4 ft is the classic American picket fence height - tall enough to keep small dogs in, short enough to maintain the open neighborhood look. 3 ft for very decorative or front-yard-only fences. 5-6 ft picket fences exist but require taller posts and 3 rails - at that point most homeowners switch to a stockade privacy fence instead.

2 inches is the classic spacing - airy enough to see through but solid enough to look like a real fence. 1/2 to 1 inch for partial privacy without going to a stockade design. 3-4 inches for a very open garden look common in cottage gardens and around vegetable beds. The smaller the gap, the more pickets you need - and budgets scale with picket count.

Pressure-treated 2x4 is standard for fence rails. 2x3 is sometimes used to save money but bows over time. For long-lasting rails use cedar or redwood, which resist rot without chemical treatment but cost 2-3x more than pressure-treated. Always set rails on edge (4 in dimension vertical) so they resist sagging.
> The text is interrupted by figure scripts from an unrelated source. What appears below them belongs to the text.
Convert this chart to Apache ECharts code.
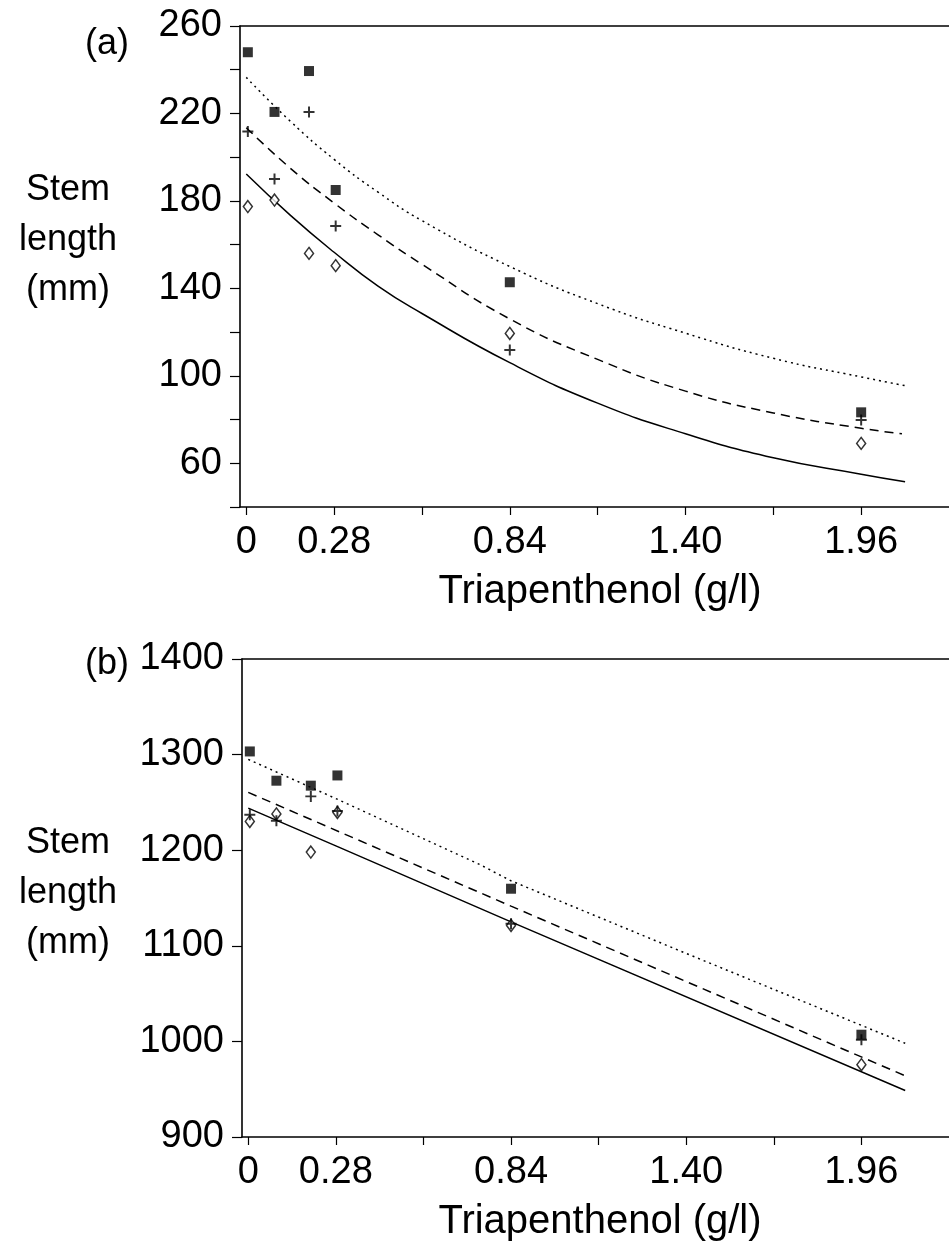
<!DOCTYPE html>
<html><head><meta charset="utf-8">
<script src="https://cdn.jsdelivr.net/npm/echarts@6/dist/echarts.min.js"></script>
<style>html,body{margin:0;padding:0;background:#fff}#c{width:949px;height:1244px}</style>
</head><body><div id="c"></div>
<script>
// ---- shared axis info ----
const xTickValues = [0, 0.28, 0.56, 0.84, 1.12, 1.40, 1.68, 1.96];
const xLabelValues = [0, 0.28, 0.84, 1.40, 1.96];
const xLabelTexts = ['0', '0.28', '0.84', '1.40', '1.96'];
const xTitle = 'Triapenthenol (g/l)';
const yTitleLines = ['Stem', 'length', '(mm)'];

// ---- panel (a) ----
const aSquares  = [[0.005, 248], [0.09, 220.7], [0.2, 239.4], [0.285, 185], [0.84, 142.8], [1.96, 83.3]];
const aPlus     = [[0.005, 211.7], [0.09, 190], [0.2, 220.7], [0.285, 168.5], [0.84, 111.8], [1.96, 79.8]];
const aDiamonds = [[0.005, 177.4], [0.09, 180.4], [0.2, 156], [0.285, 150.4], [0.84, 119.4], [1.96, 69.1]];
const aDotted = [[0, 236.5], [0.14, 216.5], [0.28, 199], [0.42, 184], [0.56, 171], [0.84, 150], [1.12, 133], [1.40, 119.5], [1.68, 108], [1.96, 99.5], [2.10, 95.5]];
const aDashed = [[0, 213.5], [0.14, 195], [0.28, 179], [0.42, 164.5], [0.56, 151], [0.84, 126], [1.12, 107.5], [1.40, 93], [1.68, 83], [1.96, 76], [2.09, 73.5]];
const aSolid  = [[0, 192.3], [0.14, 173.5], [0.28, 156.5], [0.42, 141], [0.56, 128.5], [0.84, 106], [1.12, 87.5], [1.40, 73.5], [1.68, 62.5], [1.96, 55], [2.10, 51.5]];
const aYTicks = { min: 40, max: 260, step: 20 };

// ---- panel (b) ----
const bSquares  = [[0.005, 1303.3], [0.09, 1272.7], [0.2, 1267.5], [0.285, 1278.2], [0.84, 1159.7], [1.96, 1007]];
const bPlus     = [[0.005, 1237.1], [0.09, 1230.9], [0.2, 1256.3], [0.285, 1241], [0.84, 1123], [1.96, 1001.8]];
const bDiamonds = [[0.005, 1230.1], [0.09, 1237.9], [0.2, 1198.1], [0.285, 1239.5], [0.84, 1121.3], [1.96, 975.6]];
const bDotted = [[0, 1295], [0.28, 1254], [0.74, 1185], [0.84, 1168], [1.40, 1092], [2.10, 998]];
const bDashed = [[0, 1260.5], [0.84, 1141.5], [2.10, 964]];
const bSolid  = [[0, 1244], [0.28, 1204.5], [0.84, 1125], [2.10, 948.7]];
const bYTicks = { min: 900, max: 1400, step: 100 };

const FONT = '"Liberation Sans", Arial, Helvetica, sans-serif';
const BLACK = '#000';
const plusPath = 'path://M4.1,0 H5.9 V4.1 H10 V5.9 H5.9 V10 H4.1 V5.9 H0 V4.1 H4.1 Z';

function xAxes(gridIndex) {
  const common = { type: 'value', gridIndex, min: -0.02, max: 2.24, splitLine: { show: false } };
  return [
    Object.assign({}, common, {
      position: 'bottom',
      axisLine: { show: true, onZero: false, lineStyle: { color: BLACK, width: 1.6 } },
      axisTick: { show: true, length: 8, customValues: xTickValues, lineStyle: { color: BLACK, width: 1.2 } },
      axisLabel: {
        show: true, customValues: xLabelValues, margin: 17,
        fontFamily: FONT, fontSize: 38, color: BLACK,
        formatter: v => { const i = xLabelValues.findIndex(x => Math.abs(x - v) < 1e-6); return i >= 0 ? xLabelTexts[i] : ''; }
      }
    }),
    Object.assign({}, common, {
      position: 'top',
      axisLine: { show: true, onZero: false, lineStyle: { color: BLACK, width: 1.6 } },
      axisTick: { show: false }, axisLabel: { show: false }
    })
  ];
}

function yAxis(gridIndex, t, labelFilter) {
  return {
    type: 'value', gridIndex, min: t.min, max: t.max, interval: t.step,
    splitLine: { show: false },
    axisLine: { show: true, onZero: false, lineStyle: { color: BLACK, width: 1.6 } },
    axisTick: { show: true, length: 10, lineStyle: { color: BLACK, width: 1.2 } },
    axisLabel: { margin: 18, padding: [5, 0, 0, 0], fontFamily: FONT, fontSize: 38, color: BLACK, formatter: v => labelFilter(v) ? String(v) : '' }
  };
}

function panelSeries(xi, yi, sq, pl, di, dotted, dashed, solid, smooth) {
  const line = (data, type) => ({
    type: 'line', xAxisIndex: xi, yAxisIndex: yi, data, smooth, showSymbol: false, symbol: 'none',
    lineStyle: { color: BLACK, width: 1.5, type }, z: 2, silent: true
  });
  return [
    line(solid, 'solid'),
    line(dashed, [9, 6]),
    line(dotted, [2, 4]),
    { type: 'scatter', xAxisIndex: xi, yAxisIndex: yi, data: di, symbol: 'diamond', symbolSize: [9, 12],
      itemStyle: { color: '#fff', borderColor: BLACK, borderWidth: 1.5 }, z: 5 },
    { type: 'scatter', xAxisIndex: xi, yAxisIndex: yi, data: pl, symbol: plusPath, symbolSize: 11,
      itemStyle: { color: BLACK }, z: 6 },
    { type: 'scatter', xAxisIndex: xi, yAxisIndex: yi, data: sq, symbol: 'rect', symbolSize: 10,
      itemStyle: { color: BLACK }, z: 7 }
  ];
}

const graphics = [];
function panelTexts(labelY, stemY, titleY, tag) {
  graphics.push({ type: 'text', x: 107, y: labelY, style: { text: tag, font: '36px ' + FONT, fill: BLACK, align: 'center', verticalAlign: 'middle' } });
  yTitleLines.forEach((s, i) => graphics.push({ type: 'text', x: 68, y: stemY + i * 50, style: { text: s, font: '36px ' + FONT, fill: BLACK, align: 'center', verticalAlign: 'middle' } }));
  graphics.push({ type: 'text', x: 600, y: titleY, style: { text: xTitle, font: '40px ' + FONT, fill: BLACK, align: 'center', verticalAlign: 'middle' } });
}
panelTexts(44, 190, 592, '(a)');
panelTexts(664, 843, 1222, '(b)');

const chart = echarts.init(document.getElementById('c'), null, { renderer: 'canvas' });
chart.setOption({
  animation: false,
  backgroundColor: '#fff',
  grid: [
    { left: 240, top: 26, width: 709, height: 481 },
    { left: 242, top: 659, width: 711, height: 478 }
  ],
  xAxis: [...xAxes(0), ...xAxes(1)],
  yAxis: [
    yAxis(0, aYTicks, v => v % 40 === 20),
    yAxis(1, bYTicks, v => true)
  ],
  series: [
    ...panelSeries(0, 0, aSquares, aPlus, aDiamonds, aDotted, aDashed, aSolid, true),
    ...panelSeries(2, 1, bSquares, bPlus, bDiamonds, bDotted, bDashed, bSolid, false)
  ],
  graphic: graphics
});
</script></body></html>
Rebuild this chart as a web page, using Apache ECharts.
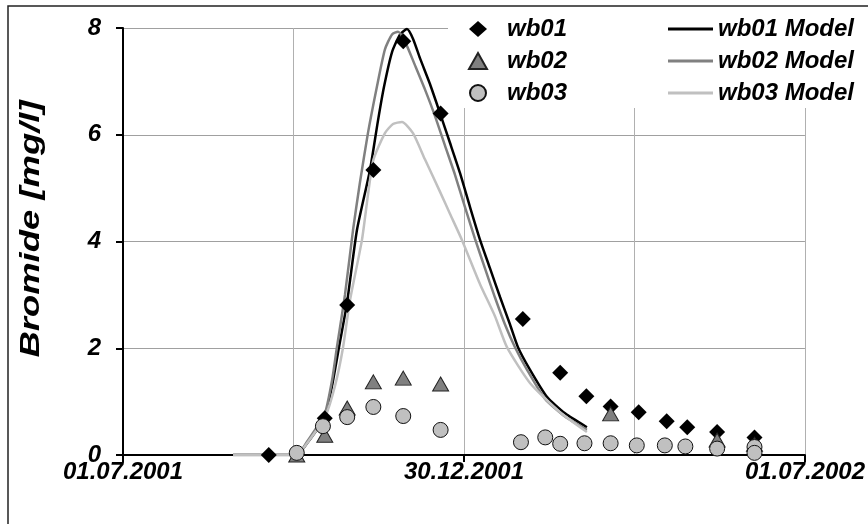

2 screws per picket per rail - so 4 screws total for a 4 ft fence with 2 rails, 6 for a taller 3-rail fence. That works out to 8 screws per linear foot of fence at standard spacing - so a 100 ft fence needs about 800 screws, or 5 lbs of 1.5 inch exterior-rated screws. Always use exterior-rated screws (coated or stainless) to avoid rust staining the wood.